Return each line of the data below verbatim; pictures are to be left out.

▬▬▬▬▬▬▬▬▬▬

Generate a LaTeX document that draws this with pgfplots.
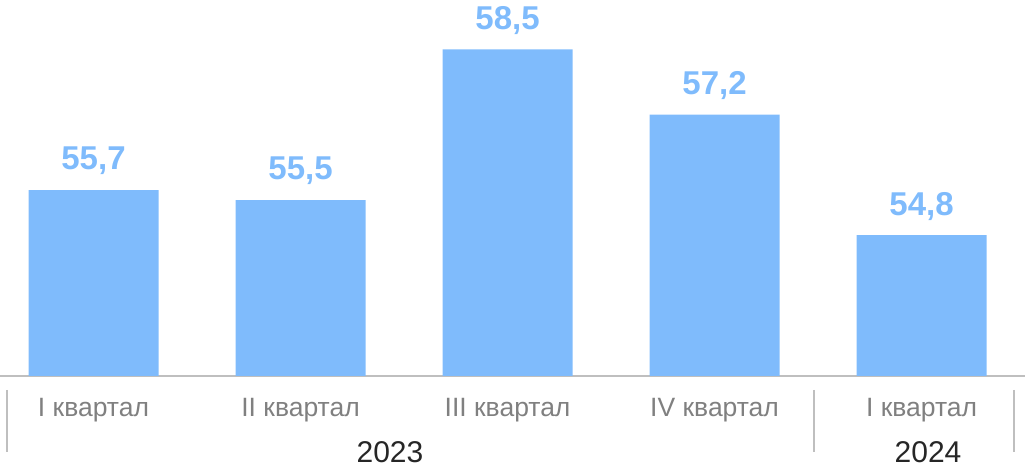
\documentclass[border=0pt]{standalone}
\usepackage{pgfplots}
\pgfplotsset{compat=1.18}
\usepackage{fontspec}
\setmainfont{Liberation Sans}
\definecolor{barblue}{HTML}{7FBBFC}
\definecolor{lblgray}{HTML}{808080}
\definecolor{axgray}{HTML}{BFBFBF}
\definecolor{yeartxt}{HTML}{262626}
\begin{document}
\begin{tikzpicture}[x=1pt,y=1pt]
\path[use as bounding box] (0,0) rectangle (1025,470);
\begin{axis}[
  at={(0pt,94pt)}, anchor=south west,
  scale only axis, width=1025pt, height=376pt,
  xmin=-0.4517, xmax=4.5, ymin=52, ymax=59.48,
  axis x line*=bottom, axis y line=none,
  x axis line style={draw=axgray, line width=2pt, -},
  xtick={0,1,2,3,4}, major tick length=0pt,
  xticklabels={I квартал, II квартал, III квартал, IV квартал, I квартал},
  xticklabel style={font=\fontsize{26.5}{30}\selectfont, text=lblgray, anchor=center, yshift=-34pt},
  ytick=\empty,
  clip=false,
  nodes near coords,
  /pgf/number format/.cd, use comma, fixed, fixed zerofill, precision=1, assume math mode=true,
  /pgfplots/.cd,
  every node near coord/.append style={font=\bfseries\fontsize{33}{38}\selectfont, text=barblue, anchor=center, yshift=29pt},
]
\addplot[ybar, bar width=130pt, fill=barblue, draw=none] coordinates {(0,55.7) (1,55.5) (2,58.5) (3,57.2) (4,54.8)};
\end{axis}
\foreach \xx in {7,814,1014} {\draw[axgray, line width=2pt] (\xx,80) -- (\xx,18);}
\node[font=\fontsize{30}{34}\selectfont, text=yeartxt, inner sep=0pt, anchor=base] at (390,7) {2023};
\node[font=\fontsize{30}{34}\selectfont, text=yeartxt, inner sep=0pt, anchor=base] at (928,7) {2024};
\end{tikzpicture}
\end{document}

▬▬▬▬▬▬▬▬▬▬

* **Exercise result**
Generate a LaTeX document that draws this with pgfplots.
\documentclass[border=0pt]{standalone}
\usepackage{pgfplots}
\pgfplotsset{compat=1.18}
\usepackage{fontspec}
\setmainfont{Liberation Sans}
\definecolor{barblue}{HTML}{7FBBFC}
\definecolor{lblgray}{HTML}{808080}
\definecolor{axgray}{HTML}{BFBFBF}
\definecolor{yeartxt}{HTML}{262626}
\begin{document}
\begin{tikzpicture}[x=1pt,y=1pt]
\path[use as bounding box] (0,0) rectangle (1025,470);
\begin{axis}[
  at={(0pt,94pt)}, anchor=south west,
  scale only axis, width=1025pt, height=376pt,
  xmin=-0.4517, xmax=4.5, ymin=52, ymax=59.48,
  axis x line*=bottom, axis y line=none,
  x axis line style={draw=axgray, line width=2pt, -},
  xtick={0,1,2,3,4}, major tick length=0pt,
  xticklabels={I квартал, II квартал, III квартал, IV квартал, I квартал},
  xticklabel style={font=\fontsize{26.5}{30}\selectfont, text=lblgray, anchor=center, yshift=-34pt},
  ytick=\empty,
  clip=false,
  nodes near coords,
  /pgf/number format/.cd, use comma, fixed, fixed zerofill, precision=1, assume math mode=true,
  /pgfplots/.cd,
  every node near coord/.append style={font=\bfseries\fontsize{33}{38}\selectfont, text=barblue, anchor=center, yshift=29pt},
]
\addplot[ybar, bar width=130pt, fill=barblue, draw=none] coordinates {(0,55.7) (1,55.5) (2,58.5) (3,57.2) (4,54.8)};
\end{axis}
\foreach \xx in {7,814,1014} {\draw[axgray, line width=2pt] (\xx,80) -- (\xx,18);}
\node[font=\fontsize{30}{34}\selectfont, text=yeartxt, inner sep=0pt, anchor=base] at (390,7) {2023};
\node[font=\fontsize{30}{34}\selectfont, text=yeartxt, inner sep=0pt, anchor=base] at (928,7) {2024};
\end{tikzpicture}
\end{document}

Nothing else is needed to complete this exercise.